* [Information supplied]:
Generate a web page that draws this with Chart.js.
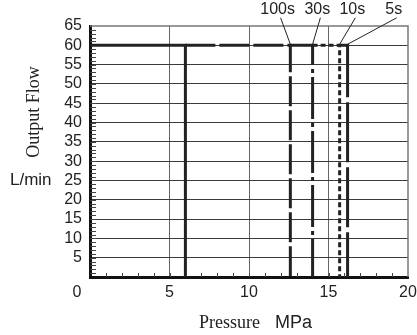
<!DOCTYPE html>
<html>
<head>
<meta charset="utf-8">
<script src="https://cdn.jsdelivr.net/npm/chart.js@4.4.0/dist/chart.umd.min.js"></script>
<style>
  html, body { margin: 0; padding: 0; background: #fff; }
  canvas { display: block; }
</style>
</head>
<body>
<canvas id="flow-chart" width="417" height="335"></canvas>
<script>
// pressure (MPa) at which the flow drops off, per curve
const curveNames = ['', '100s', '30s', '10s', '5s'];
const cutoffPressure = [6.0, 12.6, 14.0, 15.7, 16.2];
const ratedFlow = [60, 60, 60, 60, 60];
const curveDash = [[], [30, 4], [42, 4, 4, 4], [5, 3], [60, 5]];

const xTickValues = [0, 5, 10, 15, 20];
const yTickValues = [0, 5, 10, 15, 20, 25, 30, 35, 40, 45, 50, 55, 60, 65];

// where the time labels sit (in data units, above the plot)
const labelX = [null, 11.8, 14.3, 16.5, 19.1];
const labelY = 69.2;

const INK = '#222';
const SANS = '"Liberation Sans", Arial, sans-serif';
const SERIF = '"Liberation Serif", "Times New Roman", serif';

const datasets = cutoffPressure.map((p, i) => {
  const start = i === 0 ? 0 : cutoffPressure[i - 1];
  return {
    label: curveNames[i],
    data: [
      { x: start, y: ratedFlow[i] },
      { x: p, y: ratedFlow[i] },
      { x: p, y: 0 }
    ],
    borderColor: INK,
    borderWidth: 3,
    borderDash: curveDash[i],
    borderCapStyle: 'butt',
    borderJoinStyle: 'miter',
    pointRadius: 0,
    tension: 0,
    fill: false
  };
});

const decor = {
  id: 'decor',
  beforeDatasetsDraw(chart) {
    const { ctx, chartArea: a, scales: { x, y } } = chart;
    ctx.save();
    // grey top and right frame
    ctx.strokeStyle = '#777';
    ctx.lineWidth = 1.5;
    ctx.beginPath();
    ctx.moveTo(a.left, a.top);
    ctx.lineTo(a.right, a.top);
    ctx.lineTo(a.right, a.bottom);
    ctx.stroke();
    // minor ticks
    ctx.strokeStyle = '#444';
    ctx.lineWidth = 1;
    ctx.beginPath();
    for (let v = 1; v < 65; v++) {
      const py = Math.round(y.getPixelForValue(v)) + 0.5;
      ctx.moveTo(a.left, py);
      ctx.lineTo(a.left + 6, py);
    }
    for (let v = 1; v < 20; v++) {
      const px = Math.round(x.getPixelForValue(v)) + 0.5;
      ctx.moveTo(px, a.bottom);
      ctx.lineTo(px, a.bottom - 4);
    }
    ctx.stroke();
    ctx.restore();
  },
  afterDraw(chart) {
    const { ctx, chartArea: a, scales: { x, y } } = chart;
    ctx.save();
    ctx.fillStyle = INK;
    ctx.strokeStyle = INK;

    // time labels with leader lines to the corners
    ctx.font = '16px ' + SANS;
    ctx.textAlign = 'center';
    ctx.textBaseline = 'middle';
    ctx.lineWidth = 1;
    for (let i = 1; i < curveNames.length; i++) {
      const lx = x.getPixelForValue(labelX[i]);
      const ly = y.getPixelForValue(labelY);
      ctx.fillText(curveNames[i], lx, ly);
      ctx.beginPath();
      ctx.moveTo(lx + 3, ly + 8);
      ctx.lineTo(x.getPixelForValue(cutoffPressure[i]), y.getPixelForValue(ratedFlow[i]) - 1);
      ctx.stroke();
    }

    // shared origin label
    ctx.fillText('0', a.left - 13, a.bottom + 16);

    // y title
    ctx.save();
    ctx.translate(39, 112);
    ctx.rotate(-Math.PI / 2);
    ctx.font = '18px ' + SERIF;
    ctx.textAlign = 'center';
    ctx.textBaseline = 'alphabetic';
    ctx.fillText('Output Flow', 0, 0);
    ctx.restore();

    ctx.font = '17px ' + SANS;
    ctx.textAlign = 'left';
    ctx.textBaseline = 'middle';
    ctx.fillText('L/min', 10, y.getPixelForValue(25));

    // x title
    ctx.textBaseline = 'alphabetic';
    ctx.font = '18px ' + SERIF;
    ctx.fillText('Pressure', 199, 328);
    ctx.font = '18px ' + SANS;
    ctx.fillText('MPa', 275, 328);
    ctx.restore();
  }
};

new Chart(document.getElementById('flow-chart'), {
  type: 'line',
  data: { datasets },
  options: {
    responsive: false,
    animation: false,
    layout: { padding: { left: 0, top: 26, right: 9, bottom: 0 } },
    plugins: {
      legend: { display: false },
      tooltip: { enabled: false }
    },
    scales: {
      x: {
        type: 'linear',
        min: 0,
        max: 20,
        afterFit: s => { s.height = 58; s.paddingLeft = 0; s.paddingRight = 0; },
        afterBuildTicks: s => { s.ticks = xTickValues.map(v => ({ value: v })); },
        ticks: {
          autoSkip: false,
          callback: v => (v === 0 ? '' : v),
          font: { family: SANS, size: 16 },
          color: INK,
          padding: 6,
          maxRotation: 0
        },
        grid: {
          drawTicks: false,
          color: c => (c.tick && (c.tick.value === 0 || c.tick.value === 20) ? 'rgba(0,0,0,0)' : '#666'),
          lineWidth: 1
        },
        border: { color: '#111', width: 3 }
      },
      y: {
        min: 0,
        max: 65,
        afterFit: s => { s.width = 90; s.paddingTop = 0; s.paddingBottom = 0; },
        afterBuildTicks: s => { s.ticks = yTickValues.map(v => ({ value: v })); },
        ticks: {
          autoSkip: false,
          callback: v => (v === 0 ? '' : v),
          font: { family: SANS, size: 16 },
          color: INK,
          padding: 8
        },
        grid: {
          drawTicks: false,
          color: c => (c.tick && (c.tick.value === 0 || c.tick.value === 65) ? 'rgba(0,0,0,0)' : '#3a3a3a'),
          lineWidth: 1
        },
        border: { color: '#111', width: 3 }
      }
    }
  },
  plugins: [decor]
});
</script>
</body>
</html>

* [Exercise aim]: Return each line exactly as written. Any picture gets left out.

* [Solution to the problem]:
Generate a web page that draws this with Chart.js.
<!DOCTYPE html>
<html>
<head>
<meta charset="utf-8">
<script src="https://cdn.jsdelivr.net/npm/chart.js@4.4.0/dist/chart.umd.min.js"></script>
<style>
  html, body { margin: 0; padding: 0; background: #fff; }
  canvas { display: block; }
</style>
</head>
<body>
<canvas id="flow-chart" width="417" height="335"></canvas>
<script>
// pressure (MPa) at which the flow drops off, per curve
const curveNames = ['', '100s', '30s', '10s', '5s'];
const cutoffPressure = [6.0, 12.6, 14.0, 15.7, 16.2];
const ratedFlow = [60, 60, 60, 60, 60];
const curveDash = [[], [30, 4], [42, 4, 4, 4], [5, 3], [60, 5]];

const xTickValues = [0, 5, 10, 15, 20];
const yTickValues = [0, 5, 10, 15, 20, 25, 30, 35, 40, 45, 50, 55, 60, 65];

// where the time labels sit (in data units, above the plot)
const labelX = [null, 11.8, 14.3, 16.5, 19.1];
const labelY = 69.2;

const INK = '#222';
const SANS = '"Liberation Sans", Arial, sans-serif';
const SERIF = '"Liberation Serif", "Times New Roman", serif';

const datasets = cutoffPressure.map((p, i) => {
  const start = i === 0 ? 0 : cutoffPressure[i - 1];
  return {
    label: curveNames[i],
    data: [
      { x: start, y: ratedFlow[i] },
      { x: p, y: ratedFlow[i] },
      { x: p, y: 0 }
    ],
    borderColor: INK,
    borderWidth: 3,
    borderDash: curveDash[i],
    borderCapStyle: 'butt',
    borderJoinStyle: 'miter',
    pointRadius: 0,
    tension: 0,
    fill: false
  };
});

const decor = {
  id: 'decor',
  beforeDatasetsDraw(chart) {
    const { ctx, chartArea: a, scales: { x, y } } = chart;
    ctx.save();
    // grey top and right frame
    ctx.strokeStyle = '#777';
    ctx.lineWidth = 1.5;
    ctx.beginPath();
    ctx.moveTo(a.left, a.top);
    ctx.lineTo(a.right, a.top);
    ctx.lineTo(a.right, a.bottom);
    ctx.stroke();
    // minor ticks
    ctx.strokeStyle = '#444';
    ctx.lineWidth = 1;
    ctx.beginPath();
    for (let v = 1; v < 65; v++) {
      const py = Math.round(y.getPixelForValue(v)) + 0.5;
      ctx.moveTo(a.left, py);
      ctx.lineTo(a.left + 6, py);
    }
    for (let v = 1; v < 20; v++) {
      const px = Math.round(x.getPixelForValue(v)) + 0.5;
      ctx.moveTo(px, a.bottom);
      ctx.lineTo(px, a.bottom - 4);
    }
    ctx.stroke();
    ctx.restore();
  },
  afterDraw(chart) {
    const { ctx, chartArea: a, scales: { x, y } } = chart;
    ctx.save();
    ctx.fillStyle = INK;
    ctx.strokeStyle = INK;

    // time labels with leader lines to the corners
    ctx.font = '16px ' + SANS;
    ctx.textAlign = 'center';
    ctx.textBaseline = 'middle';
    ctx.lineWidth = 1;
    for (let i = 1; i < curveNames.length; i++) {
      const lx = x.getPixelForValue(labelX[i]);
      const ly = y.getPixelForValue(labelY);
      ctx.fillText(curveNames[i], lx, ly);
      ctx.beginPath();
      ctx.moveTo(lx + 3, ly + 8);
      ctx.lineTo(x.getPixelForValue(cutoffPressure[i]), y.getPixelForValue(ratedFlow[i]) - 1);
      ctx.stroke();
    }

    // shared origin label
    ctx.fillText('0', a.left - 13, a.bottom + 16);

    // y title
    ctx.save();
    ctx.translate(39, 112);
    ctx.rotate(-Math.PI / 2);
    ctx.font = '18px ' + SERIF;
    ctx.textAlign = 'center';
    ctx.textBaseline = 'alphabetic';
    ctx.fillText('Output Flow', 0, 0);
    ctx.restore();

    ctx.font = '17px ' + SANS;
    ctx.textAlign = 'left';
    ctx.textBaseline = 'middle';
    ctx.fillText('L/min', 10, y.getPixelForValue(25));

    // x title
    ctx.textBaseline = 'alphabetic';
    ctx.font = '18px ' + SERIF;
    ctx.fillText('Pressure', 199, 328);
    ctx.font = '18px ' + SANS;
    ctx.fillText('MPa', 275, 328);
    ctx.restore();
  }
};

new Chart(document.getElementById('flow-chart'), {
  type: 'line',
  data: { datasets },
  options: {
    responsive: false,
    animation: false,
    layout: { padding: { left: 0, top: 26, right: 9, bottom: 0 } },
    plugins: {
      legend: { display: false },
      tooltip: { enabled: false }
    },
    scales: {
      x: {
        type: 'linear',
        min: 0,
        max: 20,
        afterFit: s => { s.height = 58; s.paddingLeft = 0; s.paddingRight = 0; },
        afterBuildTicks: s => { s.ticks = xTickValues.map(v => ({ value: v })); },
        ticks: {
          autoSkip: false,
          callback: v => (v === 0 ? '' : v),
          font: { family: SANS, size: 16 },
          color: INK,
          padding: 6,
          maxRotation: 0
        },
        grid: {
          drawTicks: false,
          color: c => (c.tick && (c.tick.value === 0 || c.tick.value === 20) ? 'rgba(0,0,0,0)' : '#666'),
          lineWidth: 1
        },
        border: { color: '#111', width: 3 }
      },
      y: {
        min: 0,
        max: 65,
        afterFit: s => { s.width = 90; s.paddingTop = 0; s.paddingBottom = 0; },
        afterBuildTicks: s => { s.ticks = yTickValues.map(v => ({ value: v })); },
        ticks: {
          autoSkip: false,
          callback: v => (v === 0 ? '' : v),
          font: { family: SANS, size: 16 },
          color: INK,
          padding: 8
        },
        grid: {
          drawTicks: false,
          color: c => (c.tick && (c.tick.value === 0 || c.tick.value === 65) ? 'rgba(0,0,0,0)' : '#3a3a3a'),
          lineWidth: 1
        },
        border: { color: '#111', width: 3 }
      }
    }
  },
  plugins: [decor]
});
</script>
</body>
</html>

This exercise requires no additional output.